PROBLEM REQUIREMENTS
Include the line containing "ax.grid(axis='y', color='#ebebeb', lw=1.5, zorder=0)" and all lines before it, repeated exactly from the listing below, without pictures.

+ + + + +

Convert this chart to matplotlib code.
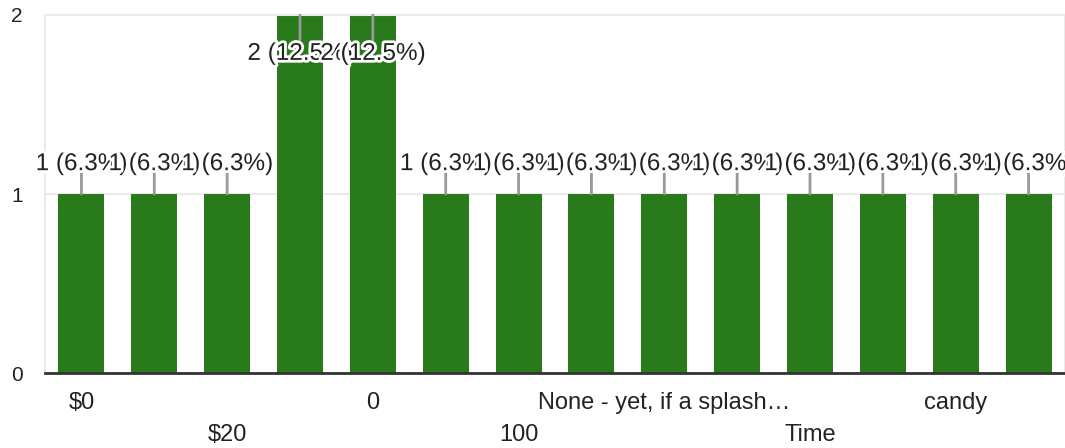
import numpy as np
import matplotlib.pyplot as plt
import matplotlib.patheffects as pe
from decimal import Decimal, ROUND_HALF_UP

plt.rcParams['font.family'] = ['Liberation Sans', 'DejaVu Sans']

# categories (only every other one is labelled in the chart)
categories = ["$0", "$10", "$20", "$5", "0", "10", "100", "50",
              "None - yet, if a splash\u2026", "Nothing", "Time", "a lot",
              "candy", "money"]
counts = [1, 1, 1, 2, 2, 1, 1, 1, 1, 1, 1, 1, 1, 1]
total = sum(counts)

bar_color = "#287a1b"
text_color = "#222222"


def pct(v):
    p = Decimal(v * 100) / Decimal(total)
    return p.quantize(Decimal("0.1"), rounding=ROUND_HALF_UP)


fig = plt.figure(figsize=(10.65, 4.48), dpi=100)
ax = fig.add_axes([45 / 1065, 1 - 373 / 448, 1 - 45 / 1065, 358 / 448])

x = np.arange(len(categories))
ax.bar(x, counts, width=0.63, color=bar_color, zorder=2)

ax.set_xlim(-0.5, len(categories) - 0.5)
ax.set_ylim(0, 2)
ax.set_yticks([0, 1, 2])
ax.grid(axis='y', color='#ebebeb', lw=1.5, zorder=0)

for s in ['left', 'top', 'right']:
    ax.spines[s].set_color('#ebebeb')
    ax.spines[s].set_linewidth(1.5)
ax.spines['bottom'].set_color('#333333')
ax.spines['bottom'].set_linewidth(2)
ax.spines['bottom'].set_zorder(3)

# value labels with leader lines
ymax = ax.get_ylim()[1]
halo = [pe.withStroke(linewidth=4, foreground='white')]
for i, v in enumerate(counts):
    label = f"{v} ({pct(v)}%)"
    if v >= ymax:
        line_off, text_off = -18, -28
    else:
        line_off, text_off = 17, 21.5
    ax.annotate('', xy=(i, v), xytext=(0, line_off), textcoords='offset points',
                arrowprops=dict(arrowstyle='-', color='#999999', lw=2,
                                shrinkA=0, shrinkB=0), zorder=4)
    ax.annotate(label, xy=(i, v), xytext=(0, text_off), textcoords='offset points',
                ha='center', va='center', fontsize=17.5, color=text_color,
                path_effects=halo, zorder=5, annotation_clip=False)

# staggered category labels
ax.set_xticks(x[::4], [categories[i] for i in x[::4]])
ax.set_xticks(x[2::4], [categories[i] for i in x[2::4]], minor=True)
ax.tick_params(axis='x', which='major', length=0, pad=13.5, labelsize=17,
               labelcolor=text_color)
ax.tick_params(axis='x', which='minor', length=0, pad=36.5, labelsize=17,
               labelcolor=text_color)
ax.tick_params(axis='y', length=0, pad=16, labelsize=15, labelcolor=text_color)

fig.savefig("out.png", dpi=100)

+ + + + +

SOLVED EXERCISE
Convert this chart to matplotlib code.
import numpy as np
import matplotlib.pyplot as plt
import matplotlib.patheffects as pe
from decimal import Decimal, ROUND_HALF_UP

plt.rcParams['font.family'] = ['Liberation Sans', 'DejaVu Sans']

# categories (only every other one is labelled in the chart)
categories = ["$0", "$10", "$20", "$5", "0", "10", "100", "50",
              "None - yet, if a splash\u2026", "Nothing", "Time", "a lot",
              "candy", "money"]
counts = [1, 1, 1, 2, 2, 1, 1, 1, 1, 1, 1, 1, 1, 1]
total = sum(counts)

bar_color = "#287a1b"
text_color = "#222222"


def pct(v):
    p = Decimal(v * 100) / Decimal(total)
    return p.quantize(Decimal("0.1"), rounding=ROUND_HALF_UP)


fig = plt.figure(figsize=(10.65, 4.48), dpi=100)
ax = fig.add_axes([45 / 1065, 1 - 373 / 448, 1 - 45 / 1065, 358 / 448])

x = np.arange(len(categories))
ax.bar(x, counts, width=0.63, color=bar_color, zorder=2)

ax.set_xlim(-0.5, len(categories) - 0.5)
ax.set_ylim(0, 2)
ax.set_yticks([0, 1, 2])
ax.grid(axis='y', color='#ebebeb', lw=1.5, zorder=0)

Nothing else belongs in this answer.